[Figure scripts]
━━━━━━━━━━━━━━━━━━━━

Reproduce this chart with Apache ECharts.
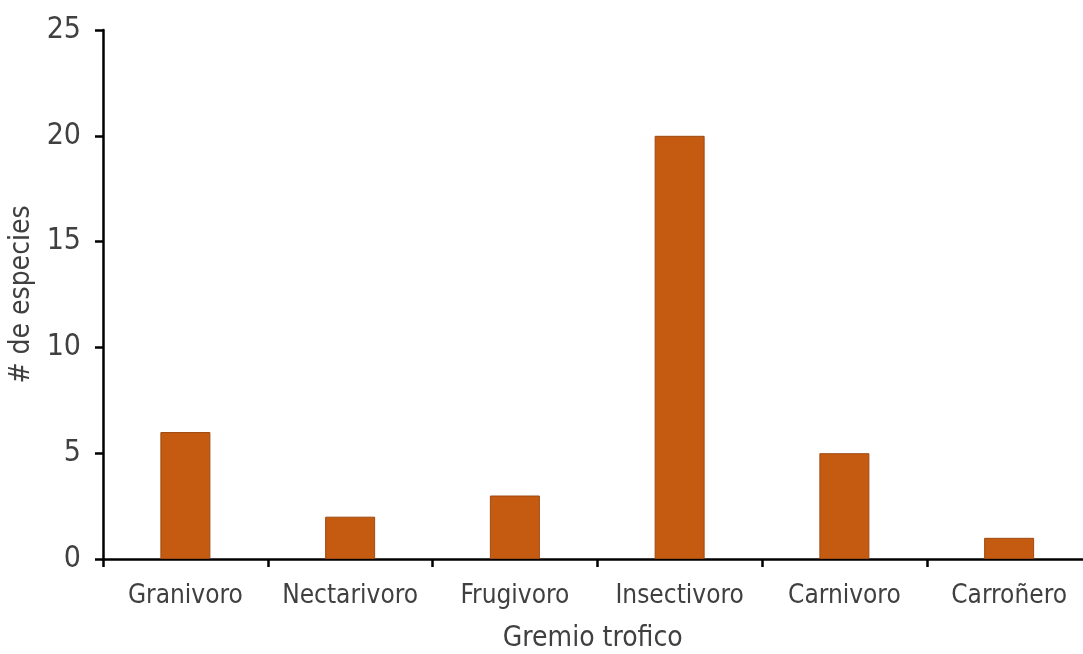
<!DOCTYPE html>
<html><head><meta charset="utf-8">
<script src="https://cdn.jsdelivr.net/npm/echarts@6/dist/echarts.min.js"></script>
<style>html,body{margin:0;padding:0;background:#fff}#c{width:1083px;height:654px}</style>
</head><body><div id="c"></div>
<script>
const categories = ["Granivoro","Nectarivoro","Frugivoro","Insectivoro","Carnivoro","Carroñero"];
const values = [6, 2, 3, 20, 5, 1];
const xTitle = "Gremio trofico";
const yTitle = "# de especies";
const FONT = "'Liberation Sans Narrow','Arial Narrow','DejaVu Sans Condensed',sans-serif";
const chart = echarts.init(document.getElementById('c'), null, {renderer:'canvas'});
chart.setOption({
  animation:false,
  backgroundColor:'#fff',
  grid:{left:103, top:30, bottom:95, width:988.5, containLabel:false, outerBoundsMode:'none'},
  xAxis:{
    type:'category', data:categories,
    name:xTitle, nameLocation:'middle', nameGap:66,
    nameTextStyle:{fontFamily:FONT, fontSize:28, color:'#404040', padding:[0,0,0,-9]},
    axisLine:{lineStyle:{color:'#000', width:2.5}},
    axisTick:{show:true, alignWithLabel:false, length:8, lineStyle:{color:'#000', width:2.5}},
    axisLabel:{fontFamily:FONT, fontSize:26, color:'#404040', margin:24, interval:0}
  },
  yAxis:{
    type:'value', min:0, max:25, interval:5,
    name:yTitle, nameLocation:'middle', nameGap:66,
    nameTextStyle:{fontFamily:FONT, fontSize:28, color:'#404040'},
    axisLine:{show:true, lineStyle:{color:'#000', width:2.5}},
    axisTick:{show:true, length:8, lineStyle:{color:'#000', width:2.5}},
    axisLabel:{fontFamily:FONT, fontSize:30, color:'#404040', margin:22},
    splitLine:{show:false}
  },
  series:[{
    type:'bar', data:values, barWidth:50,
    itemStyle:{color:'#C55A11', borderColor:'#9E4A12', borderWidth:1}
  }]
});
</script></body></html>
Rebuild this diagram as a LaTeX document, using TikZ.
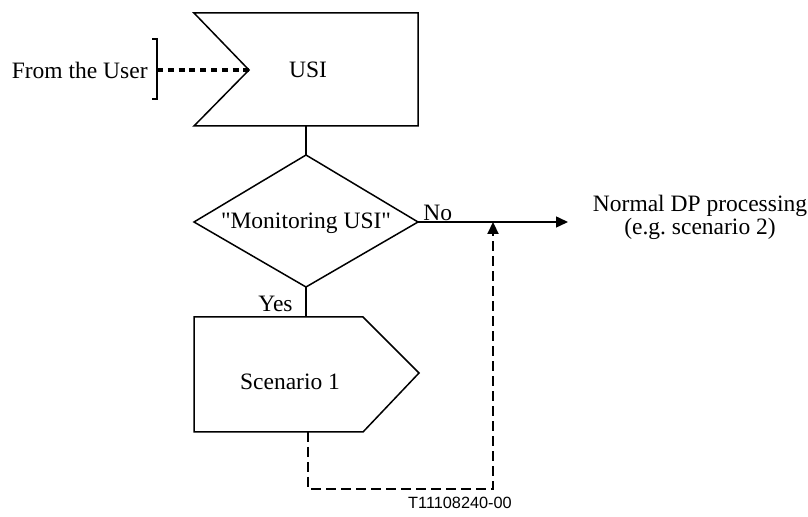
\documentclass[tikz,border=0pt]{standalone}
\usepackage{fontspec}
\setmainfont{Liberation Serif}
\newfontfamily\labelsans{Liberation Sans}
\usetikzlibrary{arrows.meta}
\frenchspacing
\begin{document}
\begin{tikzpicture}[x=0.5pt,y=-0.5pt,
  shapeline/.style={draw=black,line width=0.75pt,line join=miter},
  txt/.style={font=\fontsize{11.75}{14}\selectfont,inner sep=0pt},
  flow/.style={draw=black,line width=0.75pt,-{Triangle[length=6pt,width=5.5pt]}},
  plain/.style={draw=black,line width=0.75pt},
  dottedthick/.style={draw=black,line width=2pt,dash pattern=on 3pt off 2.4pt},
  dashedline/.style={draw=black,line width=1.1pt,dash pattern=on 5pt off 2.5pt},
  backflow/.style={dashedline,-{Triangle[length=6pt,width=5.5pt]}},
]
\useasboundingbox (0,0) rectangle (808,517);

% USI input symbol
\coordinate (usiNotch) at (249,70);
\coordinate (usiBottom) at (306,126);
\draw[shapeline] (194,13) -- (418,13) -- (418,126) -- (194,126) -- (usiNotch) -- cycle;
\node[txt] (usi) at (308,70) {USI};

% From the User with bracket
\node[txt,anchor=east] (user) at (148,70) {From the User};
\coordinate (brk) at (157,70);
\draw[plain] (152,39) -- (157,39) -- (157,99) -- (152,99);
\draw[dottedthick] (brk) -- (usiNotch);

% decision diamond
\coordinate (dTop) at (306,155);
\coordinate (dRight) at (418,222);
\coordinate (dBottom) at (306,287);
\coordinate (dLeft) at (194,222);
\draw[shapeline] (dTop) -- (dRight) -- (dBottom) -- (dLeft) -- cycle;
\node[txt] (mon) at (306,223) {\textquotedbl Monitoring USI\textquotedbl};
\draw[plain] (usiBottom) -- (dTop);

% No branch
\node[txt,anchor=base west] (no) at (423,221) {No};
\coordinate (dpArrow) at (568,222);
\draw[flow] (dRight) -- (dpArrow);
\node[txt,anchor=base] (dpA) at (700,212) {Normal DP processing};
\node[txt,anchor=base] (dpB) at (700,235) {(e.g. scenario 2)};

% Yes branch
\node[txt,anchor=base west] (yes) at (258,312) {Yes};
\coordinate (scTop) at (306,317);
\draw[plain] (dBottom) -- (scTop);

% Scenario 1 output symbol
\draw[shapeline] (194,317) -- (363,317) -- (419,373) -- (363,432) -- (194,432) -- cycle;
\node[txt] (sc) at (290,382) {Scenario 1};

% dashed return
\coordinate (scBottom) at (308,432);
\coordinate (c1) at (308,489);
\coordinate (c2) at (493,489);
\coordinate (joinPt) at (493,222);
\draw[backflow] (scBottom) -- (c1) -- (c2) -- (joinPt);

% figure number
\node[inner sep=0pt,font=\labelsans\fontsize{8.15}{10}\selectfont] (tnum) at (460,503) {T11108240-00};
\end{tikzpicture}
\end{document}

━━━━━━━━━━━━━━━━━━━━

== Job ==
In the listing, find all lines with the string "this" and copy them.

== In response ==
Reproduce this chart with Apache ECharts.
Rebuild this diagram as a LaTeX document, using TikZ.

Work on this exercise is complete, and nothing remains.